• WHAT IS ASKED: From the entries below, copy every line holding the word "this".

__________

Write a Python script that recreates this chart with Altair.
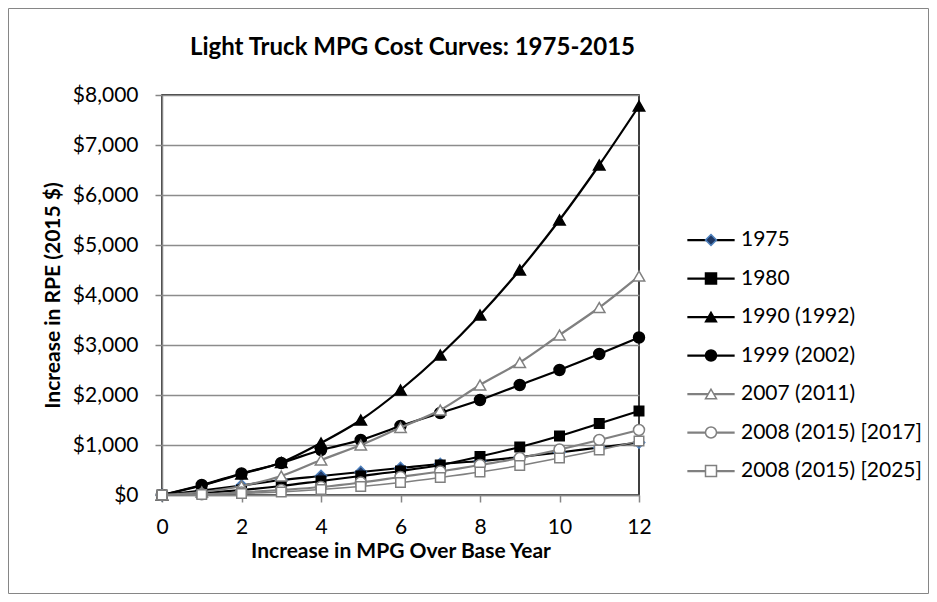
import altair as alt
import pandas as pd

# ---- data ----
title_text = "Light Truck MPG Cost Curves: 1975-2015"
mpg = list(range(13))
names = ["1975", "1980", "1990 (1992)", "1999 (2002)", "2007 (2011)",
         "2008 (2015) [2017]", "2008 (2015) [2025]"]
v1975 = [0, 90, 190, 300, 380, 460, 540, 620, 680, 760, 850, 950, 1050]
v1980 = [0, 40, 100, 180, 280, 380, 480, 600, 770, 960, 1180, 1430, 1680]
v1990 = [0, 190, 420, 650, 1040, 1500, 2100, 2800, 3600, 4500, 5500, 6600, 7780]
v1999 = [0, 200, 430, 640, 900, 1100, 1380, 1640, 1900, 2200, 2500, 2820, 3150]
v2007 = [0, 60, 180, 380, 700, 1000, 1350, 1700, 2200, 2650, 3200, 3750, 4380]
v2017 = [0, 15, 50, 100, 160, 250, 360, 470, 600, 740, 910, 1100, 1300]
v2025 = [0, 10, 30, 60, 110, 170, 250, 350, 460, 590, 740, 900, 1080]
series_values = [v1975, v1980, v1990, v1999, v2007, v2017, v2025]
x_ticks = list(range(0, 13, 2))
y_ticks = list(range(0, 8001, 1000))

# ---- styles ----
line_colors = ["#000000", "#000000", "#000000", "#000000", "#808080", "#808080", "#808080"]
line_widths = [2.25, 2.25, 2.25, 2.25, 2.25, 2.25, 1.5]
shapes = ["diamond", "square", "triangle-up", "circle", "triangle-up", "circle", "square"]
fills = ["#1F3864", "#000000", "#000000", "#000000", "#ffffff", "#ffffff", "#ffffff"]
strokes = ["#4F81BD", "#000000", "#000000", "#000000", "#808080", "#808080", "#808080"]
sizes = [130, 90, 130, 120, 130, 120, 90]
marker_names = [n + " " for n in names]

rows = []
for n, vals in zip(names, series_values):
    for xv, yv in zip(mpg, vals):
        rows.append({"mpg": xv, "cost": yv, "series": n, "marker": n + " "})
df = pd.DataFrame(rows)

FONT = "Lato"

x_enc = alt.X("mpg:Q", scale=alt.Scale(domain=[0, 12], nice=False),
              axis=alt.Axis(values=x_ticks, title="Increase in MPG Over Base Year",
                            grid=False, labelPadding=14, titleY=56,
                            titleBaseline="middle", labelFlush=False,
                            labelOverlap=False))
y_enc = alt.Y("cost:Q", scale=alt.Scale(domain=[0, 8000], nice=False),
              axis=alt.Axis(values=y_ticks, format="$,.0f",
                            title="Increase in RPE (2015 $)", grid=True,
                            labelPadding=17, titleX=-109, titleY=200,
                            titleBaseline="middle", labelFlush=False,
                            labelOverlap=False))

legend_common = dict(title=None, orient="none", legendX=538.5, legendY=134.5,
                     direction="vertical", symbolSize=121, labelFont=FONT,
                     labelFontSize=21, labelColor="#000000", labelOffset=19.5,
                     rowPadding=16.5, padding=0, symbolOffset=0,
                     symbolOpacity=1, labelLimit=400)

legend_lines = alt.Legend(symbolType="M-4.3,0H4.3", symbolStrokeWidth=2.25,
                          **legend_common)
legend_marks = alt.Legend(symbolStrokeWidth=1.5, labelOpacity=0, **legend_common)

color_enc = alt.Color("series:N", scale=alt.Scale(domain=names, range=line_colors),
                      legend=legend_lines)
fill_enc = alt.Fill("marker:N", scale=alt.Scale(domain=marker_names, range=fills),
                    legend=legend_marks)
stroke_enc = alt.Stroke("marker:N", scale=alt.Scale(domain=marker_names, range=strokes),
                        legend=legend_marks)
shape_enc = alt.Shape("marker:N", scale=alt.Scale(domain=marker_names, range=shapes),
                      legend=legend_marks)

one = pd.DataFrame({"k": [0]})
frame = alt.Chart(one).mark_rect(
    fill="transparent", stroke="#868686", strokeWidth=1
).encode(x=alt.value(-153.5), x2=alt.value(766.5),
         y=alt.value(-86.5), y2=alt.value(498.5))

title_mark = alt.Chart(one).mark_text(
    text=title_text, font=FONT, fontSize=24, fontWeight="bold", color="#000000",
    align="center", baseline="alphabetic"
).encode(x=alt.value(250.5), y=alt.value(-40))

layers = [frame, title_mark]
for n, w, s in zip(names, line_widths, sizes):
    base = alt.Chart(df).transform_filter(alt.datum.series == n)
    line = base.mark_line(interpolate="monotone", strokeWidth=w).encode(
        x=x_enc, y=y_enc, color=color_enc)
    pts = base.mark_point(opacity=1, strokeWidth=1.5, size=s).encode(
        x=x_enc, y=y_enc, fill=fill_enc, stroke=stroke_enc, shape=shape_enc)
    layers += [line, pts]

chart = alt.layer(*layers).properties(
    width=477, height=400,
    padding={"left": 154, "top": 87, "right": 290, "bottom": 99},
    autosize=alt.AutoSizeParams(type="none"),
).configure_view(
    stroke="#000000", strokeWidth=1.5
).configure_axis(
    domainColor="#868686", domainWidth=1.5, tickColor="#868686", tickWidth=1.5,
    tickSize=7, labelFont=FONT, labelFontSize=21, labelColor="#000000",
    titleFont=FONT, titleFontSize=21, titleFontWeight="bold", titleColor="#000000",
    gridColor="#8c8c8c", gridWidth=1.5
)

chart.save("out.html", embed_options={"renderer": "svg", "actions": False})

__________

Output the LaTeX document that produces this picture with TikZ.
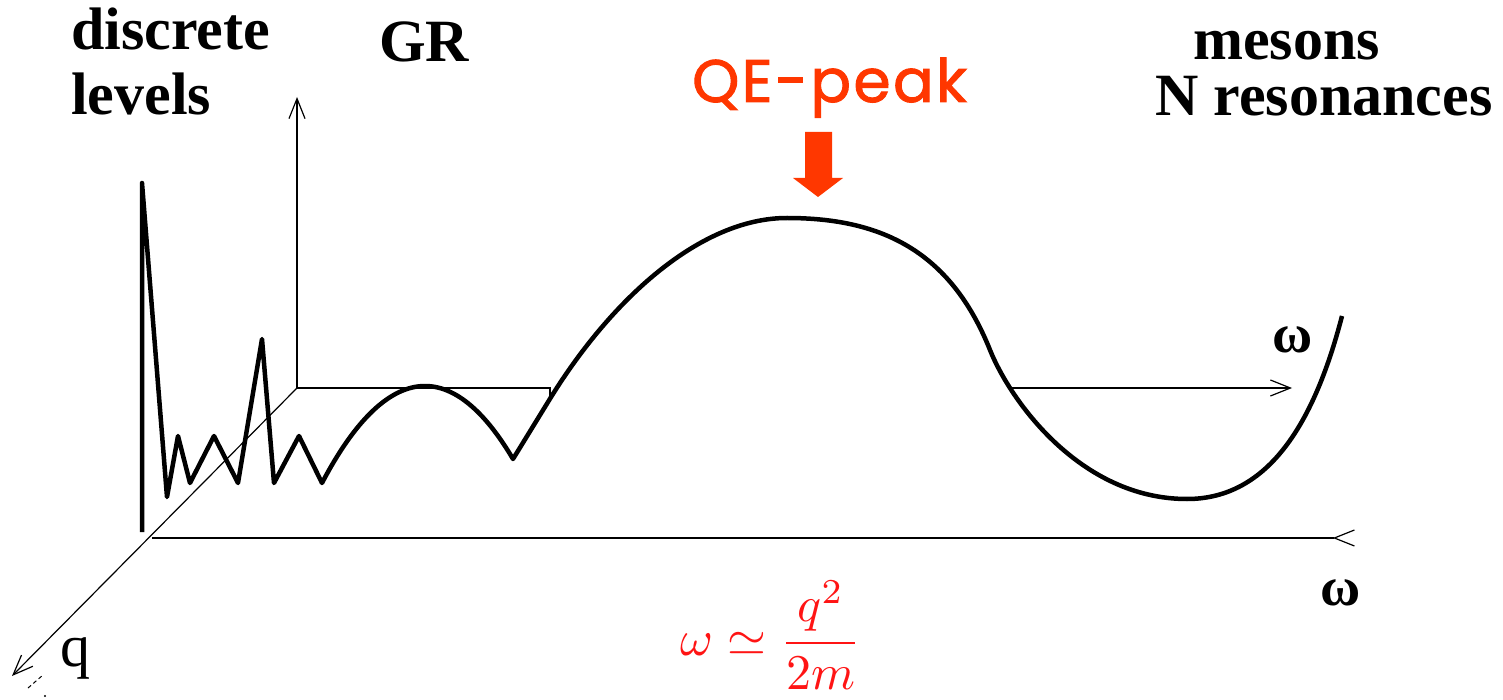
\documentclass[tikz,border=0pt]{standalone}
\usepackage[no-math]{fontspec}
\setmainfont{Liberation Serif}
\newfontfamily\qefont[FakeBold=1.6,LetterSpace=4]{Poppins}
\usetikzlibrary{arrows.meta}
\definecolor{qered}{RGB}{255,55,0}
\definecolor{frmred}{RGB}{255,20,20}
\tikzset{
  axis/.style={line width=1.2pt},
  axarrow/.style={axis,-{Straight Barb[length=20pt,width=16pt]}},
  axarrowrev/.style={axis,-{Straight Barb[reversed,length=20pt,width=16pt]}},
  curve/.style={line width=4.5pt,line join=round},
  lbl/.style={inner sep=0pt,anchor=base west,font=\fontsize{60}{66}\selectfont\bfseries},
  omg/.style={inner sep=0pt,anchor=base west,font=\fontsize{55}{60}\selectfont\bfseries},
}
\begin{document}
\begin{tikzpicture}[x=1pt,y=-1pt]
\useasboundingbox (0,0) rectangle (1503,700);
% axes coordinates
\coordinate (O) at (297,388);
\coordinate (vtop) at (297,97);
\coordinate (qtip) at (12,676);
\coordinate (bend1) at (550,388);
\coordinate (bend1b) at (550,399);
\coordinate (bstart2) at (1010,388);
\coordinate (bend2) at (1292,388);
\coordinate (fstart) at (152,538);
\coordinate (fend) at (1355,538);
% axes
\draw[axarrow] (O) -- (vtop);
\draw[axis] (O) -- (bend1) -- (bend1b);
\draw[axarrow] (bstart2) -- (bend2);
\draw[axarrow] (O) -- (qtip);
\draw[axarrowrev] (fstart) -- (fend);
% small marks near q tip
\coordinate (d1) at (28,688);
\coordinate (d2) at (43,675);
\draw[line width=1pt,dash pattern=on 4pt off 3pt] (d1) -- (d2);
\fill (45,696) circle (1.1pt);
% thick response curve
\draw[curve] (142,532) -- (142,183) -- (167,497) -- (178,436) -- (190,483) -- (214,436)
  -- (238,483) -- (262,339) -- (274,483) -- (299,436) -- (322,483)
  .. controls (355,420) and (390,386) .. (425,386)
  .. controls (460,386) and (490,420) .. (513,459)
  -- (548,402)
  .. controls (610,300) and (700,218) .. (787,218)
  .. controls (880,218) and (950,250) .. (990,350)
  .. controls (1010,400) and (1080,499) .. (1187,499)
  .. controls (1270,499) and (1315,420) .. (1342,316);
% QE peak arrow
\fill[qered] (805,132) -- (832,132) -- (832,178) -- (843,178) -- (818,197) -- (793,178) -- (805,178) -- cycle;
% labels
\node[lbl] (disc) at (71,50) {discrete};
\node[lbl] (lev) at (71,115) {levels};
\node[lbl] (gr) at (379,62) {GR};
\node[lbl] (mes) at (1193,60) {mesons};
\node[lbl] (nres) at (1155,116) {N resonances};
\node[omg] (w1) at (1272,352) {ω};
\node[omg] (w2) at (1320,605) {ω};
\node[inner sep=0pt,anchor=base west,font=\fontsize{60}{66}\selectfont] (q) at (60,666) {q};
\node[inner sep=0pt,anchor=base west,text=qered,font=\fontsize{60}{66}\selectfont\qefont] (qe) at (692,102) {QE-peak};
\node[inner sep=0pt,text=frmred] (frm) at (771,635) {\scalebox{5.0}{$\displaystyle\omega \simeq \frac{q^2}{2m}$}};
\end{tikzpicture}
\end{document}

__________

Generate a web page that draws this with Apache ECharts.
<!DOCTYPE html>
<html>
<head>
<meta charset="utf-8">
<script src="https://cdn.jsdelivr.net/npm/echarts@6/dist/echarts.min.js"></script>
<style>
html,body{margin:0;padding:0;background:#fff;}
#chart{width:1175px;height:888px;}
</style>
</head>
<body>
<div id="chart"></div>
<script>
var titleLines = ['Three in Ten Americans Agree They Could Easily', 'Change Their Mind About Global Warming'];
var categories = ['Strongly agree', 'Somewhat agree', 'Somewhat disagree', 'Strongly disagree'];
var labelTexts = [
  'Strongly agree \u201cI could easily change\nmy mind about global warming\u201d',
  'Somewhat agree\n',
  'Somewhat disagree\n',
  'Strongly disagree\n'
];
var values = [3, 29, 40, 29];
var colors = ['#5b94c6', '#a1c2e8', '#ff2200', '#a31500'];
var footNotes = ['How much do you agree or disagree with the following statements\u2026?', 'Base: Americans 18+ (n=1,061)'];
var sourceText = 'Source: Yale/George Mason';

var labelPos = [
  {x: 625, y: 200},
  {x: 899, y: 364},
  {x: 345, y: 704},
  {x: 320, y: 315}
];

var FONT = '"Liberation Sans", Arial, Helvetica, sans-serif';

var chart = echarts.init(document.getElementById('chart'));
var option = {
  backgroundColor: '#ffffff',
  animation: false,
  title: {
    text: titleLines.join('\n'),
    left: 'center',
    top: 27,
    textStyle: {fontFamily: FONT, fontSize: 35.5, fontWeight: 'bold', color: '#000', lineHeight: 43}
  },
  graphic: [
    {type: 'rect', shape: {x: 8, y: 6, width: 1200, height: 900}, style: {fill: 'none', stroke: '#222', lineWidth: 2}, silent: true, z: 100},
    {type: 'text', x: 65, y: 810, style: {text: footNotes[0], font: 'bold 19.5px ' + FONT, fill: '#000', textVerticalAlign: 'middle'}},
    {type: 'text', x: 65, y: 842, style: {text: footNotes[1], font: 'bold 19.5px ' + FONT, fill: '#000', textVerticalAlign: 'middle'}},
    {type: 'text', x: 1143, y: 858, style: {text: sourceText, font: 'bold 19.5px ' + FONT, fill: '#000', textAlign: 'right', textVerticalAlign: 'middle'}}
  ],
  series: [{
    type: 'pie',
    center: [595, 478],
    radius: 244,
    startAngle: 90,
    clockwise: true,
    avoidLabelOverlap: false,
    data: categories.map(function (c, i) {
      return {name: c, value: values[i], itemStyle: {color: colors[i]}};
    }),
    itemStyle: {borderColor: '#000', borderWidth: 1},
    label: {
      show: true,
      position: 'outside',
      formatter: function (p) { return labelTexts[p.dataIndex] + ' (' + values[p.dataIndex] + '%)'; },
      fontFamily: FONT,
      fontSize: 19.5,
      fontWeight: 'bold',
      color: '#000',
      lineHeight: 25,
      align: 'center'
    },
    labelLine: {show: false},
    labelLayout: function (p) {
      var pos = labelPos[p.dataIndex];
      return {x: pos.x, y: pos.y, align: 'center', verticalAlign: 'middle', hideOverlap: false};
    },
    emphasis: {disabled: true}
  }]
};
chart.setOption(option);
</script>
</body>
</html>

__________

• RESULT OF THE EXERCISE:
Write a Python script that recreates this chart with Altair.
Output the LaTeX document that produces this picture with TikZ.
Generate a web page that draws this with Apache ECharts.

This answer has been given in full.